# [INFORMATION PROVIDED]
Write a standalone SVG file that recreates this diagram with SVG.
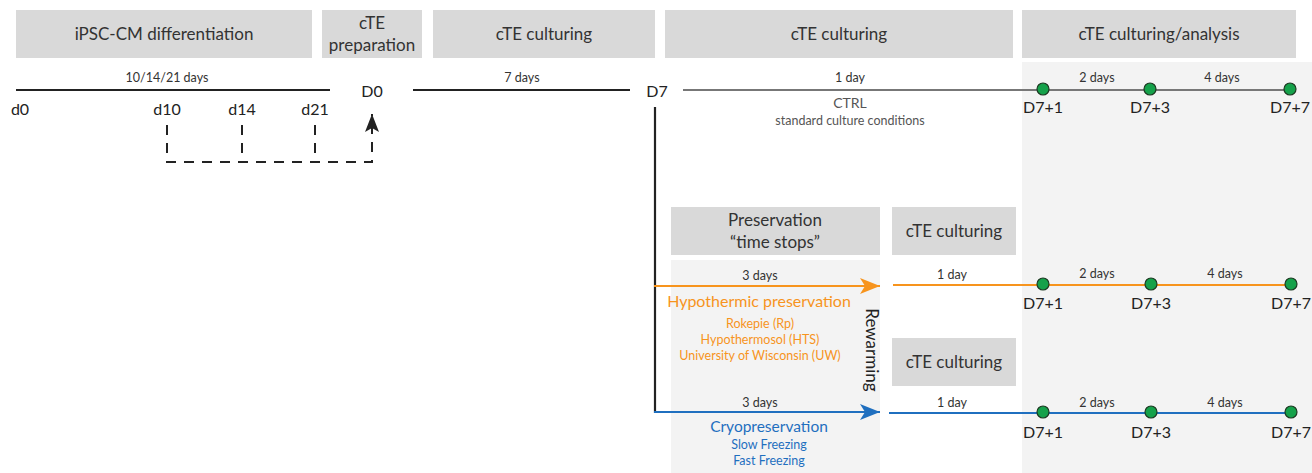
<svg xmlns="http://www.w3.org/2000/svg" width="1312" height="473" viewBox="0 0 1312 473">
<style>
.hdr{fill:#d9d9d9}
.panel{fill:#f3f3f3}
text{font-family:Lato,"Liberation Sans",sans-serif}
.ht{font-size:17px;fill:#333;text-anchor:middle}
.lbl{font-size:16px;fill:#222;text-anchor:middle}
.sm{font-size:12.5px;fill:#333;text-anchor:middle}
.or{fill:#f7941d;text-anchor:middle}
.bl{fill:#1f6fbf;text-anchor:middle}
.dot{fill:#15a14a;stroke:#1c3a22;stroke-width:1.2}
</style>
<defs>
<marker id="ao" markerWidth="20" markerHeight="16" refX="20" refY="8" orient="auto" markerUnits="userSpaceOnUse"><path d="M0,0 L20,8 L0,16 L5,8 Z" fill="#f7941d"/></marker>
<marker id="ab" markerWidth="20" markerHeight="16" refX="20" refY="8" orient="auto" markerUnits="userSpaceOnUse"><path d="M0,0 L20,8 L0,16 L5,8 Z" fill="#1f6fbf"/></marker>
<marker id="ak" markerWidth="18" markerHeight="14" refX="18" refY="7" orient="auto" markerUnits="userSpaceOnUse"><path d="M0,0 L18,7 L0,14 L4,7 Z" fill="#222"/></marker>
</defs>
<rect width="1312" height="473" fill="#fff"/>
<rect class="panel" x="1022" y="62" width="290" height="411"/>
<rect class="panel" x="671" y="260" width="209" height="213"/>

<g id="h1"><rect class="hdr" x="16" y="10" width="296" height="48"/><text class="ht" x="164" y="40">iPSC-CM differentiation</text></g>
<g id="h2"><rect class="hdr" x="322" y="10" width="100" height="48"/><text class="ht" x="372" y="29">cTE</text><text class="ht" x="372" y="51">preparation</text></g>
<g id="h3"><rect class="hdr" x="433" y="10" width="222" height="48"/><text class="ht" x="544" y="40">cTE culturing</text></g>
<g id="h4"><rect class="hdr" x="665" y="10" width="348" height="48"/><text class="ht" x="839" y="40">cTE culturing</text></g>
<g id="h5"><rect class="hdr" x="1022" y="10" width="274" height="48"/><text class="ht" x="1159" y="40">cTE culturing/analysis</text></g>
<g id="h6"><rect class="hdr" x="671" y="207" width="209" height="48"/><text class="ht" x="775" y="226">Preservation</text><text class="ht" x="775" y="248">“time stops”</text></g>
<g id="h7"><rect class="hdr" x="892" y="207" width="124" height="48"/><text class="ht" x="954" y="237">cTE culturing</text></g>
<g id="h8"><rect class="hdr" x="892" y="338" width="124" height="48"/><text class="ht" x="954" y="368">cTE culturing</text></g>

<g id="connectors" fill="none">
<line x1="16" y1="90" x2="330" y2="90" stroke="#222" stroke-width="2.2"/>
<line x1="413" y1="90" x2="630" y2="90" stroke="#222" stroke-width="2.2"/>
<line x1="683" y1="90" x2="1290" y2="90" stroke="#777" stroke-width="2.2"/>
<path d="M167,125 V162 H372 V114" stroke="#222" stroke-width="2" stroke-dasharray="10,8" marker-end="url(#ak)"/>
<line x1="242" y1="125" x2="242" y2="162" stroke="#222" stroke-width="2" stroke-dasharray="10,8"/>
<line x1="315" y1="125" x2="315" y2="162" stroke="#222" stroke-width="2" stroke-dasharray="10,8"/>
<line x1="655" y1="107" x2="655" y2="413" stroke="#222" stroke-width="2.2"/>
<line x1="654" y1="286" x2="880" y2="286" stroke="#f7941d" stroke-width="2.2" marker-end="url(#ao)"/>
<line x1="654" y1="412" x2="880" y2="412" stroke="#1f6fbf" stroke-width="2.2" marker-end="url(#ab)"/>
<line x1="893" y1="285" x2="1290" y2="285" stroke="#f7941d" stroke-width="2.2"/>
<line x1="889" y1="413" x2="1290" y2="413" stroke="#1f6fbf" stroke-width="2.2"/>
</g>

<g id="top-labels">
<text class="sm" x="167" y="82">10/14/21 days</text>
<text class="lbl" x="20" y="115">d0</text>
<text class="lbl" x="167" y="115">d10</text>
<text class="lbl" x="242" y="115">d14</text>
<text class="lbl" x="315" y="115">d21</text>
<text class="lbl" x="372" y="97">D0</text>
<text class="sm" x="522" y="82">7 days</text>
<text class="lbl" x="657" y="97">D7</text>
<text class="sm" x="850" y="82">1 day</text>
<text class="ht" x="850" y="108" style="font-size:14px;fill:#555">CTRL</text>
<text class="sm" x="850" y="125" style="fill:#555">standard culture conditions</text>
<text class="sm" x="1097" y="82">2 days</text>
<text class="sm" x="1222" y="82">4 days</text>
</g>

<g id="ctrl-points">
<circle class="dot" cx="1043" cy="89" r="6"/><circle class="dot" cx="1150" cy="89" r="6"/><circle class="dot" cx="1290" cy="89" r="6"/>
<text class="lbl" x="1043" y="113">D7+1</text><text class="lbl" x="1150" y="113">D7+3</text><text class="lbl" x="1290" y="113">D7+7</text>
</g>

<g id="hypo">
<text class="sm" x="760" y="280">3 days</text>
<text class="or" x="759" y="307" style="font-size:16px">Hypothermic preservation</text>
<text class="or" x="760" y="328" style="font-size:12.5px">Rokepie (Rp)</text>
<text class="or" x="760" y="344" style="font-size:12.5px">Hypothermosol (HTS)</text>
<text class="or" x="760" y="360" style="font-size:12.5px">University of Wisconsin (UW)</text>
<text class="sm" x="952" y="279">1 day</text>
<text class="sm" x="1097" y="278">2 days</text>
<text class="sm" x="1225" y="278">4 days</text>
<circle class="dot" cx="1043" cy="284" r="6"/><circle class="dot" cx="1151" cy="284" r="6"/><circle class="dot" cx="1291" cy="284" r="6"/>
<text class="lbl" x="1043" y="309">D7+1</text><text class="lbl" x="1151" y="309">D7+3</text><text class="lbl" x="1291" y="309">D7+7</text>
</g>

<g id="rewarming"><text class="lbl" x="0" y="0" style="font-size:17px" transform="translate(866,350) rotate(90)">Rewarming</text></g>

<g id="cryo">
<text class="sm" x="760" y="407">3 days</text>
<text class="bl" x="769" y="432" style="font-size:15.5px">Cryopreservation</text>
<text class="bl" x="769" y="449" style="font-size:12.5px">Slow Freezing</text>
<text class="bl" x="769" y="465" style="font-size:12.5px">Fast Freezing</text>
<text class="sm" x="952" y="407">1 day</text>
<text class="sm" x="1097" y="407">2 days</text>
<text class="sm" x="1225" y="407">4 days</text>
<circle class="dot" cx="1043" cy="412" r="6"/><circle class="dot" cx="1151" cy="412" r="6"/><circle class="dot" cx="1291" cy="412" r="6"/>
<text class="lbl" x="1043" y="438">D7+1</text><text class="lbl" x="1151" y="438">D7+3</text><text class="lbl" x="1291" y="438">D7+7</text>
</g>
</svg>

# [EXERCISE OBJECTIVE]
All of the data above should be transcribed verbatim, with pictures omitted.

# [ANSWER IN FULL]
Write a standalone SVG file that recreates this diagram with SVG.
<svg xmlns="http://www.w3.org/2000/svg" width="1312" height="473" viewBox="0 0 1312 473">
<style>
.hdr{fill:#d9d9d9}
.panel{fill:#f3f3f3}
text{font-family:Lato,"Liberation Sans",sans-serif}
.ht{font-size:17px;fill:#333;text-anchor:middle}
.lbl{font-size:16px;fill:#222;text-anchor:middle}
.sm{font-size:12.5px;fill:#333;text-anchor:middle}
.or{fill:#f7941d;text-anchor:middle}
.bl{fill:#1f6fbf;text-anchor:middle}
.dot{fill:#15a14a;stroke:#1c3a22;stroke-width:1.2}
</style>
<defs>
<marker id="ao" markerWidth="20" markerHeight="16" refX="20" refY="8" orient="auto" markerUnits="userSpaceOnUse"><path d="M0,0 L20,8 L0,16 L5,8 Z" fill="#f7941d"/></marker>
<marker id="ab" markerWidth="20" markerHeight="16" refX="20" refY="8" orient="auto" markerUnits="userSpaceOnUse"><path d="M0,0 L20,8 L0,16 L5,8 Z" fill="#1f6fbf"/></marker>
<marker id="ak" markerWidth="18" markerHeight="14" refX="18" refY="7" orient="auto" markerUnits="userSpaceOnUse"><path d="M0,0 L18,7 L0,14 L4,7 Z" fill="#222"/></marker>
</defs>
<rect width="1312" height="473" fill="#fff"/>
<rect class="panel" x="1022" y="62" width="290" height="411"/>
<rect class="panel" x="671" y="260" width="209" height="213"/>

<g id="h1"><rect class="hdr" x="16" y="10" width="296" height="48"/><text class="ht" x="164" y="40">iPSC-CM differentiation</text></g>
<g id="h2"><rect class="hdr" x="322" y="10" width="100" height="48"/><text class="ht" x="372" y="29">cTE</text><text class="ht" x="372" y="51">preparation</text></g>
<g id="h3"><rect class="hdr" x="433" y="10" width="222" height="48"/><text class="ht" x="544" y="40">cTE culturing</text></g>
<g id="h4"><rect class="hdr" x="665" y="10" width="348" height="48"/><text class="ht" x="839" y="40">cTE culturing</text></g>
<g id="h5"><rect class="hdr" x="1022" y="10" width="274" height="48"/><text class="ht" x="1159" y="40">cTE culturing/analysis</text></g>
<g id="h6"><rect class="hdr" x="671" y="207" width="209" height="48"/><text class="ht" x="775" y="226">Preservation</text><text class="ht" x="775" y="248">“time stops”</text></g>
<g id="h7"><rect class="hdr" x="892" y="207" width="124" height="48"/><text class="ht" x="954" y="237">cTE culturing</text></g>
<g id="h8"><rect class="hdr" x="892" y="338" width="124" height="48"/><text class="ht" x="954" y="368">cTE culturing</text></g>

<g id="connectors" fill="none">
<line x1="16" y1="90" x2="330" y2="90" stroke="#222" stroke-width="2.2"/>
<line x1="413" y1="90" x2="630" y2="90" stroke="#222" stroke-width="2.2"/>
<line x1="683" y1="90" x2="1290" y2="90" stroke="#777" stroke-width="2.2"/>
<path d="M167,125 V162 H372 V114" stroke="#222" stroke-width="2" stroke-dasharray="10,8" marker-end="url(#ak)"/>
<line x1="242" y1="125" x2="242" y2="162" stroke="#222" stroke-width="2" stroke-dasharray="10,8"/>
<line x1="315" y1="125" x2="315" y2="162" stroke="#222" stroke-width="2" stroke-dasharray="10,8"/>
<line x1="655" y1="107" x2="655" y2="413" stroke="#222" stroke-width="2.2"/>
<line x1="654" y1="286" x2="880" y2="286" stroke="#f7941d" stroke-width="2.2" marker-end="url(#ao)"/>
<line x1="654" y1="412" x2="880" y2="412" stroke="#1f6fbf" stroke-width="2.2" marker-end="url(#ab)"/>
<line x1="893" y1="285" x2="1290" y2="285" stroke="#f7941d" stroke-width="2.2"/>
<line x1="889" y1="413" x2="1290" y2="413" stroke="#1f6fbf" stroke-width="2.2"/>
</g>

<g id="top-labels">
<text class="sm" x="167" y="82">10/14/21 days</text>
<text class="lbl" x="20" y="115">d0</text>
<text class="lbl" x="167" y="115">d10</text>
<text class="lbl" x="242" y="115">d14</text>
<text class="lbl" x="315" y="115">d21</text>
<text class="lbl" x="372" y="97">D0</text>
<text class="sm" x="522" y="82">7 days</text>
<text class="lbl" x="657" y="97">D7</text>
<text class="sm" x="850" y="82">1 day</text>
<text class="ht" x="850" y="108" style="font-size:14px;fill:#555">CTRL</text>
<text class="sm" x="850" y="125" style="fill:#555">standard culture conditions</text>
<text class="sm" x="1097" y="82">2 days</text>
<text class="sm" x="1222" y="82">4 days</text>
</g>

<g id="ctrl-points">
<circle class="dot" cx="1043" cy="89" r="6"/><circle class="dot" cx="1150" cy="89" r="6"/><circle class="dot" cx="1290" cy="89" r="6"/>
<text class="lbl" x="1043" y="113">D7+1</text><text class="lbl" x="1150" y="113">D7+3</text><text class="lbl" x="1290" y="113">D7+7</text>
</g>

<g id="hypo">
<text class="sm" x="760" y="280">3 days</text>
<text class="or" x="759" y="307" style="font-size:16px">Hypothermic preservation</text>
<text class="or" x="760" y="328" style="font-size:12.5px">Rokepie (Rp)</text>
<text class="or" x="760" y="344" style="font-size:12.5px">Hypothermosol (HTS)</text>
<text class="or" x="760" y="360" style="font-size:12.5px">University of Wisconsin (UW)</text>
<text class="sm" x="952" y="279">1 day</text>
<text class="sm" x="1097" y="278">2 days</text>
<text class="sm" x="1225" y="278">4 days</text>
<circle class="dot" cx="1043" cy="284" r="6"/><circle class="dot" cx="1151" cy="284" r="6"/><circle class="dot" cx="1291" cy="284" r="6"/>
<text class="lbl" x="1043" y="309">D7+1</text><text class="lbl" x="1151" y="309">D7+3</text><text class="lbl" x="1291" y="309">D7+7</text>
</g>

<g id="rewarming"><text class="lbl" x="0" y="0" style="font-size:17px" transform="translate(866,350) rotate(90)">Rewarming</text></g>

<g id="cryo">
<text class="sm" x="760" y="407">3 days</text>
<text class="bl" x="769" y="432" style="font-size:15.5px">Cryopreservation</text>
<text class="bl" x="769" y="449" style="font-size:12.5px">Slow Freezing</text>
<text class="bl" x="769" y="465" style="font-size:12.5px">Fast Freezing</text>
<text class="sm" x="952" y="407">1 day</text>
<text class="sm" x="1097" y="407">2 days</text>
<text class="sm" x="1225" y="407">4 days</text>
<circle class="dot" cx="1043" cy="412" r="6"/><circle class="dot" cx="1151" cy="412" r="6"/><circle class="dot" cx="1291" cy="412" r="6"/>
<text class="lbl" x="1043" y="438">D7+1</text><text class="lbl" x="1151" y="438">D7+3</text><text class="lbl" x="1291" y="438">D7+7</text>
</g>
</svg>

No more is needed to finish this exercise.